_GOAL OF THE EXERCISE_
Select every line containing the word "that" from the material, and copy those lines.

_PROVIDED MATERIAL_
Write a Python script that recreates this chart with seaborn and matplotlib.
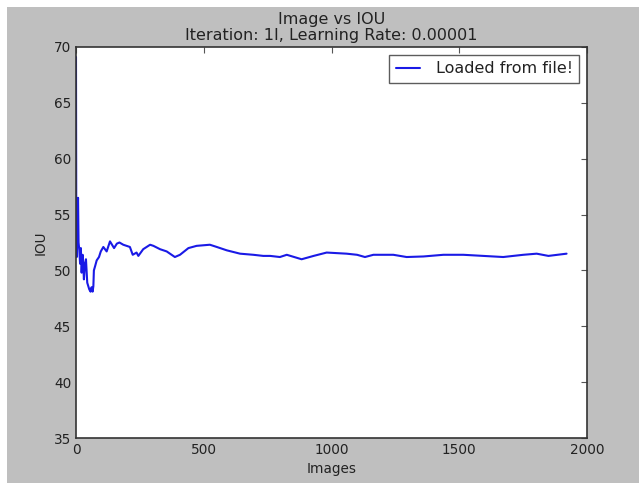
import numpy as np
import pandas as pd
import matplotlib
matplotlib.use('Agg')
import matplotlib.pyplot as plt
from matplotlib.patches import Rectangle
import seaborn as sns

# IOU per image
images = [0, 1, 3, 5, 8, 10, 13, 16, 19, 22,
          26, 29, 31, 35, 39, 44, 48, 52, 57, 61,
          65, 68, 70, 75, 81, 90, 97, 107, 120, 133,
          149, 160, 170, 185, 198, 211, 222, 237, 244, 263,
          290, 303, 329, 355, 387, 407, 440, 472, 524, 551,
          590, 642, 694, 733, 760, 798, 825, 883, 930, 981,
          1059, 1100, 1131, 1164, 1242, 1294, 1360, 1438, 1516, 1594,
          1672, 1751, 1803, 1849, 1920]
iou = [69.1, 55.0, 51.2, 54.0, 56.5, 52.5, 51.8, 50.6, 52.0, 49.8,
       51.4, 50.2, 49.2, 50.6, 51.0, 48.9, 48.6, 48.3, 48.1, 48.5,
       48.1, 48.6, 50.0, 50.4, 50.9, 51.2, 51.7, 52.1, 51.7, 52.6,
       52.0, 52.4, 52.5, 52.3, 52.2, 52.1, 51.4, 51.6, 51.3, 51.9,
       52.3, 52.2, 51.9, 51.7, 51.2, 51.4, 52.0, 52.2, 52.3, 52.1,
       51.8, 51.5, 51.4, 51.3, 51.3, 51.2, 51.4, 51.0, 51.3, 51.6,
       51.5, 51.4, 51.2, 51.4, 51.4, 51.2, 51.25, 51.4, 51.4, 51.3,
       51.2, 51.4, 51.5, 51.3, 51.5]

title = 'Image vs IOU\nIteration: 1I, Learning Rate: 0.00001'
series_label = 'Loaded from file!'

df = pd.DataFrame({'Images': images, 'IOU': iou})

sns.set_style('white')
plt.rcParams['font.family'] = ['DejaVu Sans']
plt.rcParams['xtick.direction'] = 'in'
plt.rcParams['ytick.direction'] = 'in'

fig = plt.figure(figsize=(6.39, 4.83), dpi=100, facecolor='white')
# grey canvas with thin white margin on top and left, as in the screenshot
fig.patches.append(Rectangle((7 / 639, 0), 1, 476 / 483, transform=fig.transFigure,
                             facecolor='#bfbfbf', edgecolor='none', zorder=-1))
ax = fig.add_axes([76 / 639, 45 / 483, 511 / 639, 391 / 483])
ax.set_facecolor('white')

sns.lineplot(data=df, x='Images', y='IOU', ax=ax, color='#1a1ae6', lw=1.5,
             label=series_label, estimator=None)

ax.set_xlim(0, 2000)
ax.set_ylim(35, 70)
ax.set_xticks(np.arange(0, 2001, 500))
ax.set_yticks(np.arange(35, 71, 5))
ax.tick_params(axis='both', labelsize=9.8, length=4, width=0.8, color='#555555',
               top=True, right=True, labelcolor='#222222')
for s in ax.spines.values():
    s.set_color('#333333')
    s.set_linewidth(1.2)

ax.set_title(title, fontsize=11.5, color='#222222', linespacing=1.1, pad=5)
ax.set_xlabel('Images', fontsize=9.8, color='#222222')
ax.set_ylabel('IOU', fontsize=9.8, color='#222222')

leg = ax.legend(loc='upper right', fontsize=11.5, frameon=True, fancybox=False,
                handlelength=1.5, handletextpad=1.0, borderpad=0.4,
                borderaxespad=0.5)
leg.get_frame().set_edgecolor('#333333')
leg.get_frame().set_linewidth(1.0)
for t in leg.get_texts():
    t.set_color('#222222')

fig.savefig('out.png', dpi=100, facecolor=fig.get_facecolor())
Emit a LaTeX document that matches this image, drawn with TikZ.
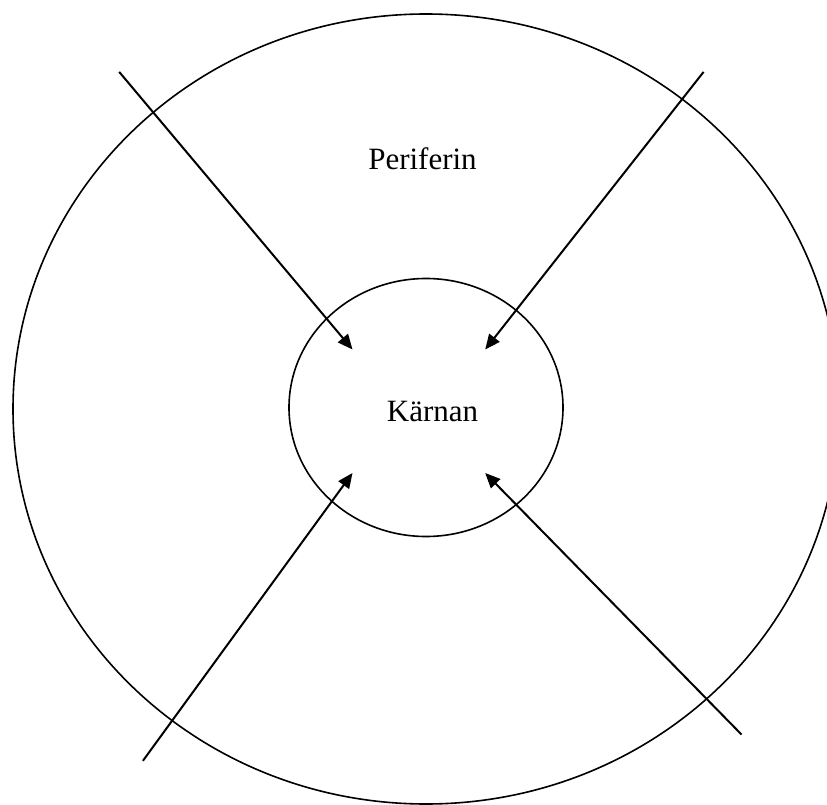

_REPLY TO THE EXERCISE_
Write a Python script that recreates this chart with seaborn and matplotlib.
Emit a LaTeX document that matches this image, drawn with TikZ.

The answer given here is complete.